§ **YOUR TASK**:
Retype, please, the listing from its opening line through the line that contains "from bokeh.core.properties import value", both included, without the pictures.

§ **RECORDED DATA**:
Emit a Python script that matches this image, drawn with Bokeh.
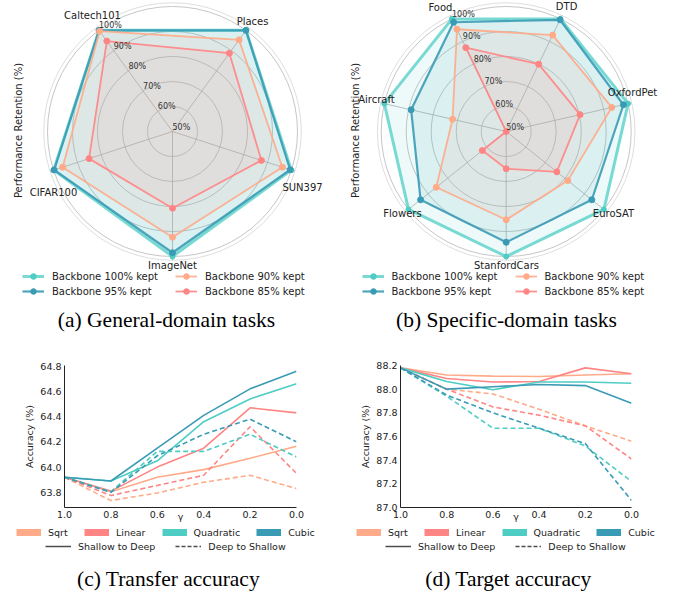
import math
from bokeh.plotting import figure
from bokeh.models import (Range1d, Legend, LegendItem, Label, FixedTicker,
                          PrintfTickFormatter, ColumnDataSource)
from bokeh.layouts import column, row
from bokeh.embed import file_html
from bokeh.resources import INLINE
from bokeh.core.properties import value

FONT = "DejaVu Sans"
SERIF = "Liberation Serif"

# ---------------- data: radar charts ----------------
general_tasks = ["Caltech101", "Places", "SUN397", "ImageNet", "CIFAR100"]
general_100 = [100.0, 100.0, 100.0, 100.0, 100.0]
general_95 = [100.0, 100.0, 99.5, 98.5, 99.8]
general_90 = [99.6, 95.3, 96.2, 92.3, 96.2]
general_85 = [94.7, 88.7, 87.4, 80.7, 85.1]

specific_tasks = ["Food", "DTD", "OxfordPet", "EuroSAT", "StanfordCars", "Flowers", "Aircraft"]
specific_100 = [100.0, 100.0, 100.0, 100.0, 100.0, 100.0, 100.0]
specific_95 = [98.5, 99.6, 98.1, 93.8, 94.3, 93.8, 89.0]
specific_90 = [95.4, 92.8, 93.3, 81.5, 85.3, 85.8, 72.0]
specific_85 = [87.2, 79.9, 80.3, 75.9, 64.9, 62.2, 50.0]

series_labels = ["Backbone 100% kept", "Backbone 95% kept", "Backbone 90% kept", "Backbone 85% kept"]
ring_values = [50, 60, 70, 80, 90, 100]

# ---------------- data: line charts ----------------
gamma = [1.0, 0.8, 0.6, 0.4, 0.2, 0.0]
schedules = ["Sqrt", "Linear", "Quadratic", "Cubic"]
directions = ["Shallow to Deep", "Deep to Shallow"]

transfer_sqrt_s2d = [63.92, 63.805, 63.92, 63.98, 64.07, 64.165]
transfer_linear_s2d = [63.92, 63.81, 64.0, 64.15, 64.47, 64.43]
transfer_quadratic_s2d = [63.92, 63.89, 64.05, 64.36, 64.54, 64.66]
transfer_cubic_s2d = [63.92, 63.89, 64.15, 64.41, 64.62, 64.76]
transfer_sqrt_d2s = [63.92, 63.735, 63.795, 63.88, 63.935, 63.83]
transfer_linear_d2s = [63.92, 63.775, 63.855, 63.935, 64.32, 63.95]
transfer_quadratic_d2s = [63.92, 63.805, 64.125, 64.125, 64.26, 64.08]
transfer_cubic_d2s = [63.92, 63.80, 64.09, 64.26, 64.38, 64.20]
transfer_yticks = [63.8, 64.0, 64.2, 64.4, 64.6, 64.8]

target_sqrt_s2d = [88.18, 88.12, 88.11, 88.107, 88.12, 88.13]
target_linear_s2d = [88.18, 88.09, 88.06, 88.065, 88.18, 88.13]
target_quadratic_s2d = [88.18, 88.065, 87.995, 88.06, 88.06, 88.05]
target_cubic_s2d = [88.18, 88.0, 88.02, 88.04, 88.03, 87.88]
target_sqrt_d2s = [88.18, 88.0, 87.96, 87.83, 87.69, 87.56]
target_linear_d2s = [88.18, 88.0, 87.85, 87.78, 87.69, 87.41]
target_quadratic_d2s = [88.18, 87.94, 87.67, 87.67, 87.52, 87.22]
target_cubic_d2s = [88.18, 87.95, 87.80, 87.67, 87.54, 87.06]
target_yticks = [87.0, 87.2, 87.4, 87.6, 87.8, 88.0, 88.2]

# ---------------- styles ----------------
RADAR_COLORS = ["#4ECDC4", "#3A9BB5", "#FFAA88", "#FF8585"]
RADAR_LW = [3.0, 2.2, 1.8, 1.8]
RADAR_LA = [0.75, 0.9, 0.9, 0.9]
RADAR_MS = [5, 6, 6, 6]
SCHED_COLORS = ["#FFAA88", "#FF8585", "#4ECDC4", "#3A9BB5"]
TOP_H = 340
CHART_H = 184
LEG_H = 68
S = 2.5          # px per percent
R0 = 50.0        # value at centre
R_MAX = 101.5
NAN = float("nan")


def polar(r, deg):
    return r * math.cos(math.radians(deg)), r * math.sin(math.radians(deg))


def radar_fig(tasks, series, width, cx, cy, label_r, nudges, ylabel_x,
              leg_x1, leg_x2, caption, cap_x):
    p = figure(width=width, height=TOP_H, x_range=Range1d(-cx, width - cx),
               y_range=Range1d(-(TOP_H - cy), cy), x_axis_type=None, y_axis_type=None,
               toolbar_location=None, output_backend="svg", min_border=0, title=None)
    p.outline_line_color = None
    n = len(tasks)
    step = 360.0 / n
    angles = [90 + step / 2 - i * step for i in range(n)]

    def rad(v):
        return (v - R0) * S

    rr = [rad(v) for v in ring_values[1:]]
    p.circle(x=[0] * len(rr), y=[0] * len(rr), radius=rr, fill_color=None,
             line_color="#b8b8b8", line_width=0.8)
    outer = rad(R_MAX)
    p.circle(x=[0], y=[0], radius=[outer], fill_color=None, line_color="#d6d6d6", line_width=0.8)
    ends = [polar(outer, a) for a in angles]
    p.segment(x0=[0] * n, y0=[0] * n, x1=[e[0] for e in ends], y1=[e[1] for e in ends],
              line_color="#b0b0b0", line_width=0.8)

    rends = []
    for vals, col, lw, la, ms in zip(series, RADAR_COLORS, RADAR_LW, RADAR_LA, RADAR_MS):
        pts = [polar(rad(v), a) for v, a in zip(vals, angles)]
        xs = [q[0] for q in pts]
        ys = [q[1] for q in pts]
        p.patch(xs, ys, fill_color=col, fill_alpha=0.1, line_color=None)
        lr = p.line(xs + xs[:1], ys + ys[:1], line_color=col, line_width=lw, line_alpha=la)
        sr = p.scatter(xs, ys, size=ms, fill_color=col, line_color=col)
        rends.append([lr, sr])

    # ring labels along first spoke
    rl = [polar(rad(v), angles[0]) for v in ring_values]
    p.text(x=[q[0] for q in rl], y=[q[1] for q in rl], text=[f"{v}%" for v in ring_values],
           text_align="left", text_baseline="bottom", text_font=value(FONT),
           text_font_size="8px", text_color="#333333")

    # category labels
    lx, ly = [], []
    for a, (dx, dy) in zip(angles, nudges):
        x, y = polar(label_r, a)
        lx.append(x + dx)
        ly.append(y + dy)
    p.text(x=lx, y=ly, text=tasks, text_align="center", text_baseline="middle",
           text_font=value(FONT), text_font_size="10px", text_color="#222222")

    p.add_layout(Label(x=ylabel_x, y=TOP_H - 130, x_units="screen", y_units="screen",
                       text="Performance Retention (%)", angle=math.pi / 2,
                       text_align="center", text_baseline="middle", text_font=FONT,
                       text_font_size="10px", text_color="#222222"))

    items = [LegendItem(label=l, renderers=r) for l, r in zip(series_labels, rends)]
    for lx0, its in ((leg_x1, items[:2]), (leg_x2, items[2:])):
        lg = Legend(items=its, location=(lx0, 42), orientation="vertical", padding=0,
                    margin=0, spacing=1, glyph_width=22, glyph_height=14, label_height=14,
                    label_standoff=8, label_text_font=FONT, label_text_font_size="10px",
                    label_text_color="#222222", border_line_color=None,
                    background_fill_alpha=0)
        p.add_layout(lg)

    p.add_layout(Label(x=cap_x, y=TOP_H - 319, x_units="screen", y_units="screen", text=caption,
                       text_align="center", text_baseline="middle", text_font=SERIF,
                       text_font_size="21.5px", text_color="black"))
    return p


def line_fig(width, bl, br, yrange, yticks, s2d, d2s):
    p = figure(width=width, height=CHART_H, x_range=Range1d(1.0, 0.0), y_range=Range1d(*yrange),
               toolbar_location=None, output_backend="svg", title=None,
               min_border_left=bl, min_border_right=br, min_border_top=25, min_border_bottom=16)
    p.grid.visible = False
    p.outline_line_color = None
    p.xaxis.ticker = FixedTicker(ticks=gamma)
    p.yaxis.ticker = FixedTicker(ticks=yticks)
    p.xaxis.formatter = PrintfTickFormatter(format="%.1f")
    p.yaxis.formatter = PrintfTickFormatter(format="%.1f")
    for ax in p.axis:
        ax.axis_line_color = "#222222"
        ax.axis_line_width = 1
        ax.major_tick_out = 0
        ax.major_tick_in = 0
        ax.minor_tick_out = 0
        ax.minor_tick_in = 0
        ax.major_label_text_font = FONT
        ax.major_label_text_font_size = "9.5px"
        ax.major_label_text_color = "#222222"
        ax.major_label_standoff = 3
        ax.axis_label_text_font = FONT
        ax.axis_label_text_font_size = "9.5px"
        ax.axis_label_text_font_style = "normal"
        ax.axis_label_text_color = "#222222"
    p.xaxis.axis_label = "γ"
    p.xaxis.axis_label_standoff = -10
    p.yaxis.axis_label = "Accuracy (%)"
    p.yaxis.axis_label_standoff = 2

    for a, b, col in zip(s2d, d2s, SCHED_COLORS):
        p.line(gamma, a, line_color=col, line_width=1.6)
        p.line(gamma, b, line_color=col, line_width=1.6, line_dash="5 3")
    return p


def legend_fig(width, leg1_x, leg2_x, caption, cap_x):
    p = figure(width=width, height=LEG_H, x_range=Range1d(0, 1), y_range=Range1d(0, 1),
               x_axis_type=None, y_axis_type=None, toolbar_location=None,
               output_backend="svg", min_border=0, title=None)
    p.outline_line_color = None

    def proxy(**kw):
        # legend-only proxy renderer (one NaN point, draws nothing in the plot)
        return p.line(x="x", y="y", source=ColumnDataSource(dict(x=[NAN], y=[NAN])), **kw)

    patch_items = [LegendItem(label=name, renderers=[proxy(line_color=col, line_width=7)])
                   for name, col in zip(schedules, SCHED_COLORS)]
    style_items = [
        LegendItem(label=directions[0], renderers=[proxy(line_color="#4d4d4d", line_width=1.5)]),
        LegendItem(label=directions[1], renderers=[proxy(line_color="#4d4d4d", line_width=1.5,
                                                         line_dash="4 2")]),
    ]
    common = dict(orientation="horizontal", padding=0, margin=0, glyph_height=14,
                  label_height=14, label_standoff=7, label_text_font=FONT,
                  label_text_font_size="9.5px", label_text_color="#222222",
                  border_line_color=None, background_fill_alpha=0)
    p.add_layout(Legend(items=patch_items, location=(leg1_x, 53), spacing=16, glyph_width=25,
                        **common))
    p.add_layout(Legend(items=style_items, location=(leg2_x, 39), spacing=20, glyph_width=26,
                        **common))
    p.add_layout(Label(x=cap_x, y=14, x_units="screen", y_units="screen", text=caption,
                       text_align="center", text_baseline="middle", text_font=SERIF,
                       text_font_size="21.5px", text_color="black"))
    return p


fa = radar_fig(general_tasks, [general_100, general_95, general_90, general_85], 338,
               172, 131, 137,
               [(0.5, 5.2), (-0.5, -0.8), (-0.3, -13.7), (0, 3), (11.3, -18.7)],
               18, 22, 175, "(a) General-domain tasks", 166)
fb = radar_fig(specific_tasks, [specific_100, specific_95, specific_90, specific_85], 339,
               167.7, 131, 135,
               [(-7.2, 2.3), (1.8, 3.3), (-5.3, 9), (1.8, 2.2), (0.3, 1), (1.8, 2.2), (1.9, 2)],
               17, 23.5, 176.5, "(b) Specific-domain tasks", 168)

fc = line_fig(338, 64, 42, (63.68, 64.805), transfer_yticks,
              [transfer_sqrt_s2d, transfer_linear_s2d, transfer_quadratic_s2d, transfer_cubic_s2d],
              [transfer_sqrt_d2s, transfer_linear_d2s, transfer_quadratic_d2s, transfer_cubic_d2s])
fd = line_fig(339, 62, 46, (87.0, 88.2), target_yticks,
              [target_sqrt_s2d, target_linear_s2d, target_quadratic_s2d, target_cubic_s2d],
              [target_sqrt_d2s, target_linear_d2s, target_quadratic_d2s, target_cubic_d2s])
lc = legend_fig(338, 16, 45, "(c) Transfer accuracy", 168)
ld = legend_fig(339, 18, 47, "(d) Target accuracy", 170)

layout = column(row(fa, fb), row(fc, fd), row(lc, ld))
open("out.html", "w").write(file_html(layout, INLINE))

§ **EXERCISE RESULT**:
Emit a Python script that matches this image, drawn with Bokeh.
import math
from bokeh.plotting import figure
from bokeh.models import (Range1d, Legend, LegendItem, Label, FixedTicker,
                          PrintfTickFormatter, ColumnDataSource)
from bokeh.layouts import column, row
from bokeh.embed import file_html
from bokeh.resources import INLINE
from bokeh.core.properties import value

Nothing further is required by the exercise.